▶ [Required work]
Each line of the material must be repeated precisely, with the pictures left out.

+ + + +

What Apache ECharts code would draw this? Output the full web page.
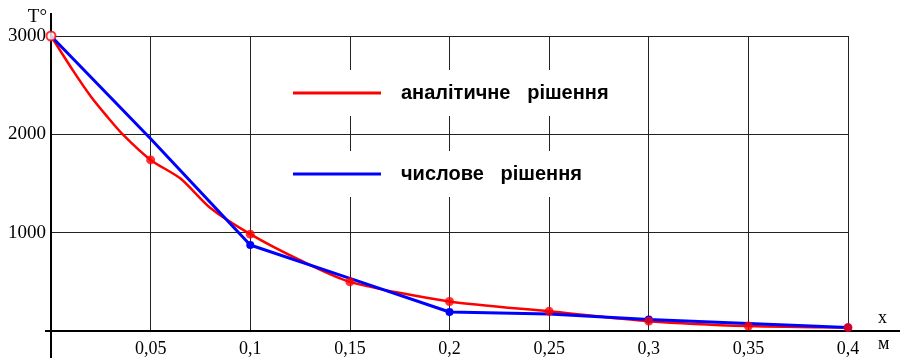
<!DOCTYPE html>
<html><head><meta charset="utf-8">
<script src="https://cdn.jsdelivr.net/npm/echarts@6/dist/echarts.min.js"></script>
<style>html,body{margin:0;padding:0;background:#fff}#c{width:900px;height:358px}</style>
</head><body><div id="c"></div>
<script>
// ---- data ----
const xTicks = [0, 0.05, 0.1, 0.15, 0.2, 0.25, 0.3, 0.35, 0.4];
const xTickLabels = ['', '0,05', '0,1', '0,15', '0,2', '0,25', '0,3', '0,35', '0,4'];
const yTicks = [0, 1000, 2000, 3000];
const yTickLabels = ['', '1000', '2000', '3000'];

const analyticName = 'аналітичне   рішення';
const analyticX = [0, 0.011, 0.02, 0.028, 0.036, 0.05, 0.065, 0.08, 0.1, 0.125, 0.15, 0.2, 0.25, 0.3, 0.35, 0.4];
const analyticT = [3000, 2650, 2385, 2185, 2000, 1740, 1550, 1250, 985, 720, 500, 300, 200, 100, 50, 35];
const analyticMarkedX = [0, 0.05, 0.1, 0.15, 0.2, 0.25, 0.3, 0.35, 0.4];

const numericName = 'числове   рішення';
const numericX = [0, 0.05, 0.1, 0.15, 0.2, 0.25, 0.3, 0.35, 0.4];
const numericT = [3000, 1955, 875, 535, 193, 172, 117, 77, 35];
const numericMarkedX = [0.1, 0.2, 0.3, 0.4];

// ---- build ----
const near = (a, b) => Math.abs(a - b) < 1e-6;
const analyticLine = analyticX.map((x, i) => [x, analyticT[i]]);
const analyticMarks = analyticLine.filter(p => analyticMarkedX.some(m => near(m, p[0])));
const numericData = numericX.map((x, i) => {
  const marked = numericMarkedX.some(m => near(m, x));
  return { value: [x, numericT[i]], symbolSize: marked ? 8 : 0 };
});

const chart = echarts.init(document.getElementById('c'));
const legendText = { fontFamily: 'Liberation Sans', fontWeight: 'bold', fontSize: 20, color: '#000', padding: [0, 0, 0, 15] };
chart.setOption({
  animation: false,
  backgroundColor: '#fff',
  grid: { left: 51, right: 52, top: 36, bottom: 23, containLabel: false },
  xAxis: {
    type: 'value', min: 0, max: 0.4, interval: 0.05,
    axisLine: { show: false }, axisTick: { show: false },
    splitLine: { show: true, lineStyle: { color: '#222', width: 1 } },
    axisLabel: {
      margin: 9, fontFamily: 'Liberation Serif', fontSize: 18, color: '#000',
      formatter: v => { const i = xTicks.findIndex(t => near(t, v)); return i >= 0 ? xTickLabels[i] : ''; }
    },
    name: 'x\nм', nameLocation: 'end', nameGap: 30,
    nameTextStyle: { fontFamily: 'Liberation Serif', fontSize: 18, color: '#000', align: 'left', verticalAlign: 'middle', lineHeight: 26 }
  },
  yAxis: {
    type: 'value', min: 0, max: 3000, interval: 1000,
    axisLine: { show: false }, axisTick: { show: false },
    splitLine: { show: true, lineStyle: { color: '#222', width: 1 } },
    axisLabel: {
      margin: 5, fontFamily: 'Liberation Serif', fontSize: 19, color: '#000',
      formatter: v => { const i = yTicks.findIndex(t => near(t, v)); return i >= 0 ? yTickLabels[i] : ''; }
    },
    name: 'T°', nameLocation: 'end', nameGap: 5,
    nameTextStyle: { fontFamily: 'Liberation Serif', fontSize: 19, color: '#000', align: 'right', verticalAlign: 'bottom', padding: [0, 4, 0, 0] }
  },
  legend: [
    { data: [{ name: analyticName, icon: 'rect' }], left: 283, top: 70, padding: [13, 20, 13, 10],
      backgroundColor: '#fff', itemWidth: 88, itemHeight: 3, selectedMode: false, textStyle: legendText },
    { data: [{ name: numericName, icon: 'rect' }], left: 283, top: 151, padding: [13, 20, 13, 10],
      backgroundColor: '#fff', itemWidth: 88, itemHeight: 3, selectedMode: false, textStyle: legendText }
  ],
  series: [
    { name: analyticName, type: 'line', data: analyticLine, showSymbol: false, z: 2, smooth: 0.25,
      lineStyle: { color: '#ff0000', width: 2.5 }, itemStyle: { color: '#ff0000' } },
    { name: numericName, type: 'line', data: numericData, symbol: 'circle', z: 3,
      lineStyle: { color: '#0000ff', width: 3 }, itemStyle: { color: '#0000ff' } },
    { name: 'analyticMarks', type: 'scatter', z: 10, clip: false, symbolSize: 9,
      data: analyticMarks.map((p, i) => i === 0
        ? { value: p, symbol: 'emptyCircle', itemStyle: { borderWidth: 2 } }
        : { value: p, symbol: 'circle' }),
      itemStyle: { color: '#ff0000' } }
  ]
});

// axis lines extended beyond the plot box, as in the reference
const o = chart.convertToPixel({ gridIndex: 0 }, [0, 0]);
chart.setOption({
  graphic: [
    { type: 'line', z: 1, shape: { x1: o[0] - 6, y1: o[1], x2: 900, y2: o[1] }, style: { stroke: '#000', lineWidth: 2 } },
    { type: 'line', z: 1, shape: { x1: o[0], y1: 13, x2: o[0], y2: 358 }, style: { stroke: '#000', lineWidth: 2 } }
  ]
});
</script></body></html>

+ + + +

▶ [Reply to the exercise]
What Apache ECharts code would draw this? Output the full web page.
<!DOCTYPE html>
<html><head><meta charset="utf-8">
<script src="https://cdn.jsdelivr.net/npm/echarts@6/dist/echarts.min.js"></script>
<style>html,body{margin:0;padding:0;background:#fff}#c{width:900px;height:358px}</style>
</head><body><div id="c"></div>
<script>
// ---- data ----
const xTicks = [0, 0.05, 0.1, 0.15, 0.2, 0.25, 0.3, 0.35, 0.4];
const xTickLabels = ['', '0,05', '0,1', '0,15', '0,2', '0,25', '0,3', '0,35', '0,4'];
const yTicks = [0, 1000, 2000, 3000];
const yTickLabels = ['', '1000', '2000', '3000'];

const analyticName = 'аналітичне   рішення';
const analyticX = [0, 0.011, 0.02, 0.028, 0.036, 0.05, 0.065, 0.08, 0.1, 0.125, 0.15, 0.2, 0.25, 0.3, 0.35, 0.4];
const analyticT = [3000, 2650, 2385, 2185, 2000, 1740, 1550, 1250, 985, 720, 500, 300, 200, 100, 50, 35];
const analyticMarkedX = [0, 0.05, 0.1, 0.15, 0.2, 0.25, 0.3, 0.35, 0.4];

const numericName = 'числове   рішення';
const numericX = [0, 0.05, 0.1, 0.15, 0.2, 0.25, 0.3, 0.35, 0.4];
const numericT = [3000, 1955, 875, 535, 193, 172, 117, 77, 35];
const numericMarkedX = [0.1, 0.2, 0.3, 0.4];

// ---- build ----
const near = (a, b) => Math.abs(a - b) < 1e-6;
const analyticLine = analyticX.map((x, i) => [x, analyticT[i]]);
const analyticMarks = analyticLine.filter(p => analyticMarkedX.some(m => near(m, p[0])));
const numericData = numericX.map((x, i) => {
  const marked = numericMarkedX.some(m => near(m, x));
  return { value: [x, numericT[i]], symbolSize: marked ? 8 : 0 };
});

const chart = echarts.init(document.getElementById('c'));
const legendText = { fontFamily: 'Liberation Sans', fontWeight: 'bold', fontSize: 20, color: '#000', padding: [0, 0, 0, 15] };
chart.setOption({
  animation: false,
  backgroundColor: '#fff',
  grid: { left: 51, right: 52, top: 36, bottom: 23, containLabel: false },
  xAxis: {
    type: 'value', min: 0, max: 0.4, interval: 0.05,
    axisLine: { show: false }, axisTick: { show: false },
    splitLine: { show: true, lineStyle: { color: '#222', width: 1 } },
    axisLabel: {
      margin: 9, fontFamily: 'Liberation Serif', fontSize: 18, color: '#000',
      formatter: v => { const i = xTicks.findIndex(t => near(t, v)); return i >= 0 ? xTickLabels[i] : ''; }
    },
    name: 'x\nм', nameLocation: 'end', nameGap: 30,
    nameTextStyle: { fontFamily: 'Liberation Serif', fontSize: 18, color: '#000', align: 'left', verticalAlign: 'middle', lineHeight: 26 }
  },
  yAxis: {
    type: 'value', min: 0, max: 3000, interval: 1000,
    axisLine: { show: false }, axisTick: { show: false },
    splitLine: { show: true, lineStyle: { color: '#222', width: 1 } },
    axisLabel: {
      margin: 5, fontFamily: 'Liberation Serif', fontSize: 19, color: '#000',
      formatter: v => { const i = yTicks.findIndex(t => near(t, v)); return i >= 0 ? yTickLabels[i] : ''; }
    },
    name: 'T°', nameLocation: 'end', nameGap: 5,
    nameTextStyle: { fontFamily: 'Liberation Serif', fontSize: 19, color: '#000', align: 'right', verticalAlign: 'bottom', padding: [0, 4, 0, 0] }
  },
  legend: [
    { data: [{ name: analyticName, icon: 'rect' }], left: 283, top: 70, padding: [13, 20, 13, 10],
      backgroundColor: '#fff', itemWidth: 88, itemHeight: 3, selectedMode: false, textStyle: legendText },
    { data: [{ name: numericName, icon: 'rect' }], left: 283, top: 151, padding: [13, 20, 13, 10],
      backgroundColor: '#fff', itemWidth: 88, itemHeight: 3, selectedMode: false, textStyle: legendText }
  ],
  series: [
    { name: analyticName, type: 'line', data: analyticLine, showSymbol: false, z: 2, smooth: 0.25,
      lineStyle: { color: '#ff0000', width: 2.5 }, itemStyle: { color: '#ff0000' } },
    { name: numericName, type: 'line', data: numericData, symbol: 'circle', z: 3,
      lineStyle: { color: '#0000ff', width: 3 }, itemStyle: { color: '#0000ff' } },
    { name: 'analyticMarks', type: 'scatter', z: 10, clip: false, symbolSize: 9,
      data: analyticMarks.map((p, i) => i === 0
        ? { value: p, symbol: 'emptyCircle', itemStyle: { borderWidth: 2 } }
        : { value: p, symbol: 'circle' }),
      itemStyle: { color: '#ff0000' } }
  ]
});

// axis lines extended beyond the plot box, as in the reference
const o = chart.convertToPixel({ gridIndex: 0 }, [0, 0]);
chart.setOption({
  graphic: [
    { type: 'line', z: 1, shape: { x1: o[0] - 6, y1: o[1], x2: 900, y2: o[1] }, style: { stroke: '#000', lineWidth: 2 } },
    { type: 'line', z: 1, shape: { x1: o[0], y1: 13, x2: o[0], y2: 358 }, style: { stroke: '#000', lineWidth: 2 } }
  ]
});
</script></body></html>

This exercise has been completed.